Attackers recently compromised a utility in the United States through an Internet-connected system that gave the attackers access to the utility’s internal control system network. The utility, which has not been named, had remote access enabled on some of its Internet-connected hosts and the systems were only protected by simple passwords.
Officials at the ICS-CERT, an incident response and forensics organization inside the Department of Homeland Security that specializes in ICS and SCADA systems, said this week that the public utility was compromised “when a sophisticated threat actor gained unauthorized access to its control system network.”
The attacker apparently used a simple brute-force attack to gain access to the Internet-facing systems at the utility, and then compromised the ICS network.
“After notification of the incident, ICS-CERT validated that the software used to administer the control system assets was accessible via Internet facing hosts. The systems were configured with a remote access capability, utilizing a simple password mechanism; however, the authentication method was susceptible to compromise via standard brute forcing techniques,” ICS-CERT said in a published report.

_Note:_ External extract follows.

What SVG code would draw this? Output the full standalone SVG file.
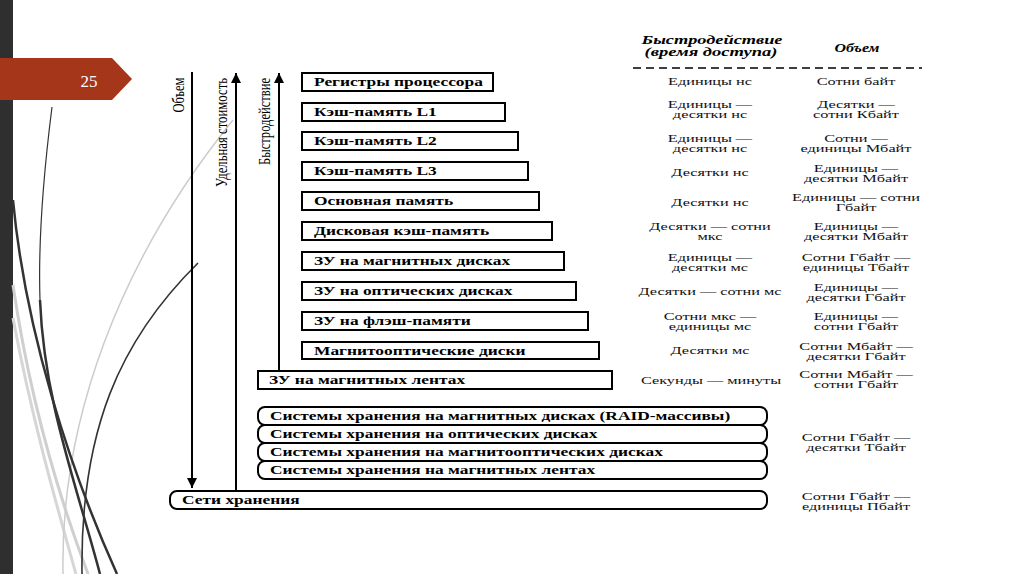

The security of industrial control systems and SCADA systems has become a serious concern in recent years as attackers and researchers have begun to focus their attention on them. Many of these systems, which control mechanical devices, manufacturing equipment, utilities, nuclear plants and other critical infrastructure, are connected to the Internet, either directly or through networks, and this has drawn the attention of attackers looking to do reconnaissance or cause trouble on these networks. Researchers have been sharply critical of the security in the SCADA and ICS industries, saying it’s “laughable” and has no formal security development lifecycle.
The ICS-CERT report says that the systems in the compromised utility probably were the target of a number of attacks.
“It was determined that the systems were likely exposed to numerous security threats and previous intrusion activity was also identified,” the report says.
The investigators were able to identify the issues and found that the attackers likely hadn’t done any damage to the ICS system at the utility.
In the same report, ICS-CERT detailed a separate compromise at an organization that a control system connected to the Internet. Attackers were able to compromise the ICS system, which operates an unspecified mechanical device, but didn’t do any real damage.
“The device was directly Internet accessible and was not protected by a firewall or authentication access controls. At the time of compromise, the control system was mechanically disconnected from the device for scheduled maintenance,” the report says.
“ICS-CERT provided analytic assistance and determined that the actor had access to the system over an extended period of time and had connected via both HTTP and the SCADA protocol. However, further analysis determined that no attempts were made by the threat actor to manipulate the system or inject unauthorized control actions.”